** Start Records to process **
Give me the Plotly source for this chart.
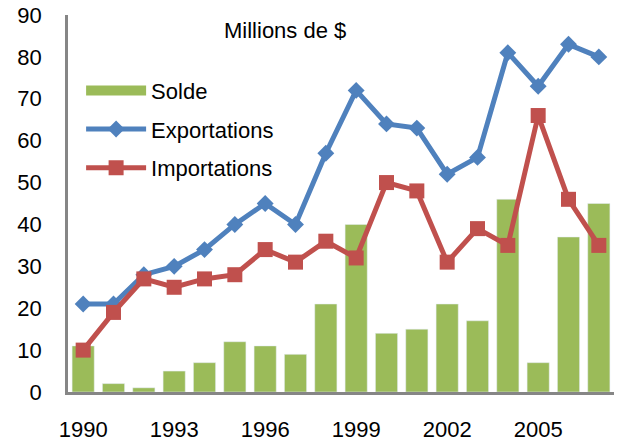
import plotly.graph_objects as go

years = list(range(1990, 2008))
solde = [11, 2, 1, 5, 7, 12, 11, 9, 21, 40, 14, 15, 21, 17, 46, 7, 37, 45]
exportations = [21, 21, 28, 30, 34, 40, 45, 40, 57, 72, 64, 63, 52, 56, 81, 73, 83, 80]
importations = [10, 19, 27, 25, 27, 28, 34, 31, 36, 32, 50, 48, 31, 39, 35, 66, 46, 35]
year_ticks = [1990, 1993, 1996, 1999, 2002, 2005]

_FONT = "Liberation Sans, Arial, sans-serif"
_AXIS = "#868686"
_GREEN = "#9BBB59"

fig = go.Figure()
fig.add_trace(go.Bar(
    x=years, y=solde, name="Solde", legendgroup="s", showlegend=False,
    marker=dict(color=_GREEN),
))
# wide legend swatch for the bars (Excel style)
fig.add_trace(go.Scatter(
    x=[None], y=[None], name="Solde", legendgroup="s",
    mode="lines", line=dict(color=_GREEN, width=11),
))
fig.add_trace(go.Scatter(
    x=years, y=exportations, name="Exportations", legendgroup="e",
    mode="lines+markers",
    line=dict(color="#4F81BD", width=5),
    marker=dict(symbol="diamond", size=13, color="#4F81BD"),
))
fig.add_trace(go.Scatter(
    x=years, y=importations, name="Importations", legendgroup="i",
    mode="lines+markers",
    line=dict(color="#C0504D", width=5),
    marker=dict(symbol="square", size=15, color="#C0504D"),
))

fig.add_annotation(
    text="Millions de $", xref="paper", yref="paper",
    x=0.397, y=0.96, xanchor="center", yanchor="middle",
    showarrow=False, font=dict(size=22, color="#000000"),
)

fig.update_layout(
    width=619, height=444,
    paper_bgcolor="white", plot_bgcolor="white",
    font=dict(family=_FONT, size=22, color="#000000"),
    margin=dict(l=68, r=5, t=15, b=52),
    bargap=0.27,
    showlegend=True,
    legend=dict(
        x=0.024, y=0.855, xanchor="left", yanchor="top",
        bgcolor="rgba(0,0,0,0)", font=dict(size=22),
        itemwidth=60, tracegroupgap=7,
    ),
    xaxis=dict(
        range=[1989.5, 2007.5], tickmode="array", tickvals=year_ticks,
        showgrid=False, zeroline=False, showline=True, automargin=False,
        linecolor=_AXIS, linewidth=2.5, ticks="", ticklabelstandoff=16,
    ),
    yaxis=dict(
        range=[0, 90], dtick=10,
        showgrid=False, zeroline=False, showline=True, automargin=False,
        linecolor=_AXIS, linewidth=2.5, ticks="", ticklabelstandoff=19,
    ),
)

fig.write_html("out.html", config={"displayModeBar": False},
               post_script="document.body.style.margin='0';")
** End Records to process **
** Start Records to process **
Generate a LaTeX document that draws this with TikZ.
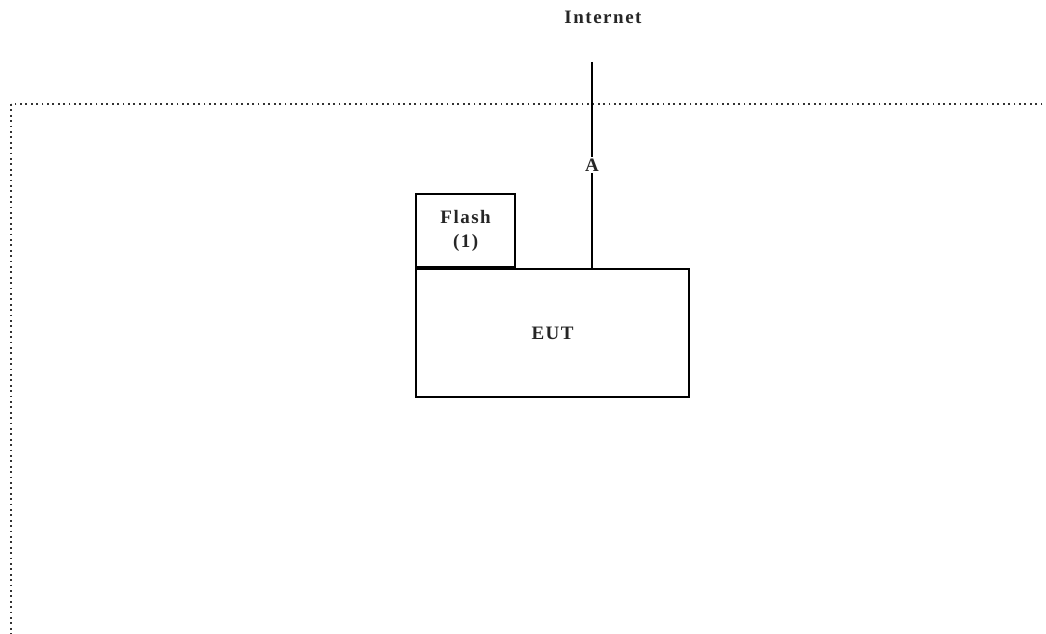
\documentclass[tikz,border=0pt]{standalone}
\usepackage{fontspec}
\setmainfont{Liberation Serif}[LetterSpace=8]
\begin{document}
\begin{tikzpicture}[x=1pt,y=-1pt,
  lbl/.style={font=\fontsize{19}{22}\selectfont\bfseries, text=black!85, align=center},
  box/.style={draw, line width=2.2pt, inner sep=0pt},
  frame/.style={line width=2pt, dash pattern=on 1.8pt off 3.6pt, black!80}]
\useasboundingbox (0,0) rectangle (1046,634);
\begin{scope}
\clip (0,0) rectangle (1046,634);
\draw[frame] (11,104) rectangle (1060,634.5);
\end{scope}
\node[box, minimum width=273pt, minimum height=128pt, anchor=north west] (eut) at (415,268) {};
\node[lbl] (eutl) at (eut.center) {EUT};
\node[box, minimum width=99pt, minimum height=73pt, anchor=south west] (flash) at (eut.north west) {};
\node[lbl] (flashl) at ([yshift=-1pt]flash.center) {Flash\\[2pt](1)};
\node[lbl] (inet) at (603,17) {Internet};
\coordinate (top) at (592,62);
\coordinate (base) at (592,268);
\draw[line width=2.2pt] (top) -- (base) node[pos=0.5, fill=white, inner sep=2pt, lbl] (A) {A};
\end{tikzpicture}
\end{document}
** End Records to process **
** Start Records to process **
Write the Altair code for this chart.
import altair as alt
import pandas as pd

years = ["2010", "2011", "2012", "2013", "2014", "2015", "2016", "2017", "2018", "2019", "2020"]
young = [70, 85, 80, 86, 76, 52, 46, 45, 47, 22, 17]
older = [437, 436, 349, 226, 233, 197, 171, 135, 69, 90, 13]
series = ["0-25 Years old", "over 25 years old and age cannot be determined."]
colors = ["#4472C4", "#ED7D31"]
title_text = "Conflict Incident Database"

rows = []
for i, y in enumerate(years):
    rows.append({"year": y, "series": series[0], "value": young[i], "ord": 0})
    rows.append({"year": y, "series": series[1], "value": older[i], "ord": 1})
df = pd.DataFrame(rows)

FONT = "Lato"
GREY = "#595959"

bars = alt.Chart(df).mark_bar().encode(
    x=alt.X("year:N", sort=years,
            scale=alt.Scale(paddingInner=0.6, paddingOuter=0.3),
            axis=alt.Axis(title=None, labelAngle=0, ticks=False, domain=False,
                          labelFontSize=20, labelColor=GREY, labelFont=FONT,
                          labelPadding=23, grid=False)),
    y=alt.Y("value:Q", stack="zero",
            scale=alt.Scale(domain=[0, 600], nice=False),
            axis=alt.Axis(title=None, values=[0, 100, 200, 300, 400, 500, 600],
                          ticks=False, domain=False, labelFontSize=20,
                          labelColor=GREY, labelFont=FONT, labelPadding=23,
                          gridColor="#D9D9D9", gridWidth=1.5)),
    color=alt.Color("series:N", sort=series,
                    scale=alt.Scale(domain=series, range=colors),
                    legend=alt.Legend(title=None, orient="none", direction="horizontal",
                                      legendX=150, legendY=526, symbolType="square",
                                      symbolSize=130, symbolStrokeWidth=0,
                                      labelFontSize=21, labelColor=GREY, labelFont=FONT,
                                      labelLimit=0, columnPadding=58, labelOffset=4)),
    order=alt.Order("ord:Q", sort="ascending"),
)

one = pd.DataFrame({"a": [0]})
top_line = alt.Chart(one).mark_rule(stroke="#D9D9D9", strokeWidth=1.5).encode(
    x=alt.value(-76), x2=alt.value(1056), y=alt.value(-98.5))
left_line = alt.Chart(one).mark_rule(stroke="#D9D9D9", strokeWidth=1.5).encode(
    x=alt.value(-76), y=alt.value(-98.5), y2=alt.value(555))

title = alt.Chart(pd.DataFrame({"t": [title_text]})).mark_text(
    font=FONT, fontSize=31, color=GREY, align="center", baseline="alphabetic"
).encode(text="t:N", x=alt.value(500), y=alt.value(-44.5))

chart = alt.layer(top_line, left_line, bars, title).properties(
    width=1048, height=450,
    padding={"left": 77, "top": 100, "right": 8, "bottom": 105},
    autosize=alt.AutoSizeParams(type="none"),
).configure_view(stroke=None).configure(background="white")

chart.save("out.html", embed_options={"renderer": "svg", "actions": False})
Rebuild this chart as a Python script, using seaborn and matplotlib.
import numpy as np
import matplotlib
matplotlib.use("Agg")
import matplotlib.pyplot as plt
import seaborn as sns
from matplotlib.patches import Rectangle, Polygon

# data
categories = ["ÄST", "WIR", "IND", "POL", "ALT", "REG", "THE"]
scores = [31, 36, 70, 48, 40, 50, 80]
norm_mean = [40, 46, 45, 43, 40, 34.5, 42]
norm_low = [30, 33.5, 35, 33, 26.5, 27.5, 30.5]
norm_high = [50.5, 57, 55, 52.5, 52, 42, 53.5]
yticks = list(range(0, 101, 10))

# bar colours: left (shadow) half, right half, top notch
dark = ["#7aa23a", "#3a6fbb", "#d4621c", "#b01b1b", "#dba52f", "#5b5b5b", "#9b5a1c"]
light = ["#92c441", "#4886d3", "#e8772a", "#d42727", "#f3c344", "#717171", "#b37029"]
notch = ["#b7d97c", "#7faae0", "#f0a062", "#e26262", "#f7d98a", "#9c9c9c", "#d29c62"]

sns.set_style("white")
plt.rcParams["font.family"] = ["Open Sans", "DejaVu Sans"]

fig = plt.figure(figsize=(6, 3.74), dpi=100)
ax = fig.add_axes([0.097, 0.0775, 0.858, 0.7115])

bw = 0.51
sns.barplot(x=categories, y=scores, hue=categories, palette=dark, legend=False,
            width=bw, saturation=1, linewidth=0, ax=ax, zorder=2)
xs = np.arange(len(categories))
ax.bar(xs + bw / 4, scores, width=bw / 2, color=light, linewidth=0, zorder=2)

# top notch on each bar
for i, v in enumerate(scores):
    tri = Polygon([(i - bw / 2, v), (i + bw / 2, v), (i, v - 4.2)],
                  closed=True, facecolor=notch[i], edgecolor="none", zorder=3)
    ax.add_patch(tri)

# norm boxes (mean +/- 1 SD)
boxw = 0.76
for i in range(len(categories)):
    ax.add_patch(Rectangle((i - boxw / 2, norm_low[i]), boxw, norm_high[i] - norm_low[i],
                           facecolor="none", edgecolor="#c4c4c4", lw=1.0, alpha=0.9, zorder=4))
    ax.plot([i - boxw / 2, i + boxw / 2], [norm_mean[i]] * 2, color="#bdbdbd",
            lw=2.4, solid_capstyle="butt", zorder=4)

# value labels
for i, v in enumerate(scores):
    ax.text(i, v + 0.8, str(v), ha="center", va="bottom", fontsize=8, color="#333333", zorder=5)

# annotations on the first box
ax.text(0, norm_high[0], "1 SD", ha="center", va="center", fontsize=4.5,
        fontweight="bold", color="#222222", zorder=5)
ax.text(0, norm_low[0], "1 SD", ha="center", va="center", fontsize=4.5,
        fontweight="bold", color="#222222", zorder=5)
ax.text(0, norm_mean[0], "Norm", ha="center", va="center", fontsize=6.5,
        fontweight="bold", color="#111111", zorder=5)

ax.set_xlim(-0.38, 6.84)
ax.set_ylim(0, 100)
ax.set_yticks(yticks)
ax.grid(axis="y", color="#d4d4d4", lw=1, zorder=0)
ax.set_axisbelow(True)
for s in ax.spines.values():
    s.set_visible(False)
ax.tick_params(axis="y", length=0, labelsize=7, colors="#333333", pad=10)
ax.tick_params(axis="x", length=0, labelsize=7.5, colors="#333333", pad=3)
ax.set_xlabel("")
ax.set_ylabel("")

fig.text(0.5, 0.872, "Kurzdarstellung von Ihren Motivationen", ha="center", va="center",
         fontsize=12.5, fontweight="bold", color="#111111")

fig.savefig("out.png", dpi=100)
** End Records to process **
Task brief:
Keep the pictures out, and extract only the lines that begin at the one containing "Give me the Plotly source for this chart." and end at the one containing "import plotly.graph_objects as go", inclusive.

Solution to this problem:
Give me the Plotly source for this chart.
import plotly.graph_objects as go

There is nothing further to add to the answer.